## Given problem
Take the lines from the one bearing "Recreate this image" to the one bearing "367, 302, 380]", inclusive, and reproduce them exactly; include no other line.

## Material for this exercise
┄┄┄┄┄┄

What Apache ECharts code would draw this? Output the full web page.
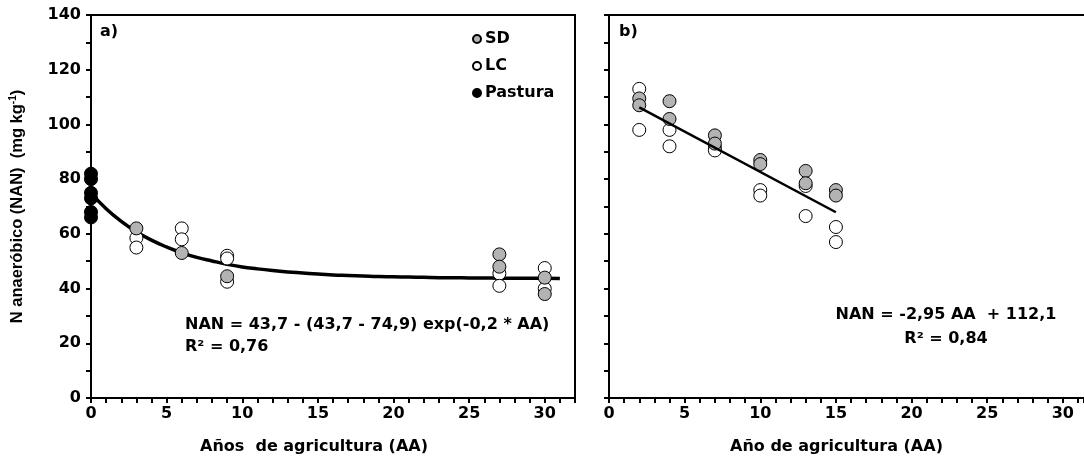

┄┄┄┄┄┄

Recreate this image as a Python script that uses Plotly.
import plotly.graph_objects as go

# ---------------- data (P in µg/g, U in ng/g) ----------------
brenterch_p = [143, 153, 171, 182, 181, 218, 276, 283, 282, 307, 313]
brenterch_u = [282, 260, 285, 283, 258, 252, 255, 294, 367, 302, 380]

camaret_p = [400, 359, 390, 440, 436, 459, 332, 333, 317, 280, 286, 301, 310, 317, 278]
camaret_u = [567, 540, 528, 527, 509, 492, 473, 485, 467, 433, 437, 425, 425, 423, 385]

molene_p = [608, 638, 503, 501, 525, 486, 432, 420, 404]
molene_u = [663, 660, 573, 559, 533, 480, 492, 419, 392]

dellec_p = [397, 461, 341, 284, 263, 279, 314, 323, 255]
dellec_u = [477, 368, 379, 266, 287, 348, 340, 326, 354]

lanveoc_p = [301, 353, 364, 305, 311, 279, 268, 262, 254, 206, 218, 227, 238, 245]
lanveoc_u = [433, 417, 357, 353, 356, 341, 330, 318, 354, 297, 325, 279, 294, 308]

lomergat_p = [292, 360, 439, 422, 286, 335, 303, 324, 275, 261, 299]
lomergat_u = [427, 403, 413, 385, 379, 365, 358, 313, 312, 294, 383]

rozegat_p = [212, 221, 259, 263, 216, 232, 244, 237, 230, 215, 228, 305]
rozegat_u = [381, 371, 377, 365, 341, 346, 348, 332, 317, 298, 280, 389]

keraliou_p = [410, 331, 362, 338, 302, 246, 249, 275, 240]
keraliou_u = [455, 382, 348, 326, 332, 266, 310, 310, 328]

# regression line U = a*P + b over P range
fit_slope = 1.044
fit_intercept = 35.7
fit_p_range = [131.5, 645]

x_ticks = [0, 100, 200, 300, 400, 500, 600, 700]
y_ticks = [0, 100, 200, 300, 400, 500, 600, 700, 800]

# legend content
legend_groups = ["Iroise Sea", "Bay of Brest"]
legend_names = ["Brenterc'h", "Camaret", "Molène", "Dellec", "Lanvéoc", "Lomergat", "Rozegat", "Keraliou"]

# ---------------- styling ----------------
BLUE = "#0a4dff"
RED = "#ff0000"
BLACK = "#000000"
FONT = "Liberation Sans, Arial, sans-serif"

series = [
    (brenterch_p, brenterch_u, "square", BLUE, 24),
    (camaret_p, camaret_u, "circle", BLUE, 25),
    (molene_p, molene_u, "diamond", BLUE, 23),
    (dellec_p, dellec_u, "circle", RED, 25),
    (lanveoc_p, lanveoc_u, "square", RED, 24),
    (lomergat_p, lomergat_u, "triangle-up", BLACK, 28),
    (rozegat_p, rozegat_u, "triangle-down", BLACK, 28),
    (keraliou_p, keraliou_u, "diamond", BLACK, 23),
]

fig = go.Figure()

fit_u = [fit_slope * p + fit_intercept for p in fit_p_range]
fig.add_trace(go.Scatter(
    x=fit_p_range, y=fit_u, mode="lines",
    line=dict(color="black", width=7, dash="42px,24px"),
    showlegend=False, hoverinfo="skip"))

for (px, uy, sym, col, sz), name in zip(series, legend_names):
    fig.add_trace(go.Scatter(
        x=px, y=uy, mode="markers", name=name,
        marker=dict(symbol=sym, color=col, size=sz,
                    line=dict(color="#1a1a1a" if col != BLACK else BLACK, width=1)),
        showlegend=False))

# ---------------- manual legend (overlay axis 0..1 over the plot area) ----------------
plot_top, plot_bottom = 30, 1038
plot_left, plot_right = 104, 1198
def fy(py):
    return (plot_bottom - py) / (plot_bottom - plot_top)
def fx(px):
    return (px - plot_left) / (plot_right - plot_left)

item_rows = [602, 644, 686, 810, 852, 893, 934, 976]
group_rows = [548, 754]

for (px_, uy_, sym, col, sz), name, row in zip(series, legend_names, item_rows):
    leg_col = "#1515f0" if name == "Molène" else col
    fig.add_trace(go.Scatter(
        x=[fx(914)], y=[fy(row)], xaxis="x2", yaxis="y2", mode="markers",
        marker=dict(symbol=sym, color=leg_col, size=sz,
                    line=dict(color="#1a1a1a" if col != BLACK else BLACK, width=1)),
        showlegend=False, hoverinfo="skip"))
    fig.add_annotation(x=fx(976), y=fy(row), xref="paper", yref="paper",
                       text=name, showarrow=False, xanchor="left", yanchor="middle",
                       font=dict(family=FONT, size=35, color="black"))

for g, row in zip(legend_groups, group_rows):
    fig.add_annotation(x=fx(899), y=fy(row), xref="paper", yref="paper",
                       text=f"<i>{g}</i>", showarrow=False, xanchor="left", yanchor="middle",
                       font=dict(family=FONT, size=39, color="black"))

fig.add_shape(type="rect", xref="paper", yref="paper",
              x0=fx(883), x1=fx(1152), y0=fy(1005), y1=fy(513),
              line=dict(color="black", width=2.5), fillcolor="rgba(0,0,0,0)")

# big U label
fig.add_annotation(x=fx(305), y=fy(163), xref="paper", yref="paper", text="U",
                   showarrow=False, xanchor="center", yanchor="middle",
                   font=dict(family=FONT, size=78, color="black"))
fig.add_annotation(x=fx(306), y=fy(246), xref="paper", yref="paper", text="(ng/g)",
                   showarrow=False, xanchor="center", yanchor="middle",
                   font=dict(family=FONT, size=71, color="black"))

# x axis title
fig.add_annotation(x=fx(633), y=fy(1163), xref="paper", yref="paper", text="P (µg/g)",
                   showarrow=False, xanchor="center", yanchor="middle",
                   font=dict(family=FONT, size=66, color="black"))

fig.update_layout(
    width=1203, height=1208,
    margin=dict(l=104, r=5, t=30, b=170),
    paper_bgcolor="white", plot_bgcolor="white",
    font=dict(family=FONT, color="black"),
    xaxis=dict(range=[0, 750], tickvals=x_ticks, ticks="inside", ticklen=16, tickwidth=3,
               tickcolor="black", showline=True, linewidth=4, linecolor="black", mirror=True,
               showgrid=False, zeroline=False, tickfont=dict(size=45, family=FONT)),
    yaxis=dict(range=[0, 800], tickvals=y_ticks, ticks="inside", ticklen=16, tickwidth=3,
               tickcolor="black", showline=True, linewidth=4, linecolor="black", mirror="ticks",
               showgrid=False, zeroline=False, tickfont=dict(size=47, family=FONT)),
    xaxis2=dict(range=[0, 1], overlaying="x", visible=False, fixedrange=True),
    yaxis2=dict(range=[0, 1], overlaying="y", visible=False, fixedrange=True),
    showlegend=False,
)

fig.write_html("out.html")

┄┄┄┄┄┄

## Correct result
Recreate this image as a Python script that uses Plotly.
import plotly.graph_objects as go

# ---------------- data (P in µg/g, U in ng/g) ----------------
brenterch_p = [143, 153, 171, 182, 181, 218, 276, 283, 282, 307, 313]
brenterch_u = [282, 260, 285, 283, 258, 252, 255, 294, 367, 302, 380]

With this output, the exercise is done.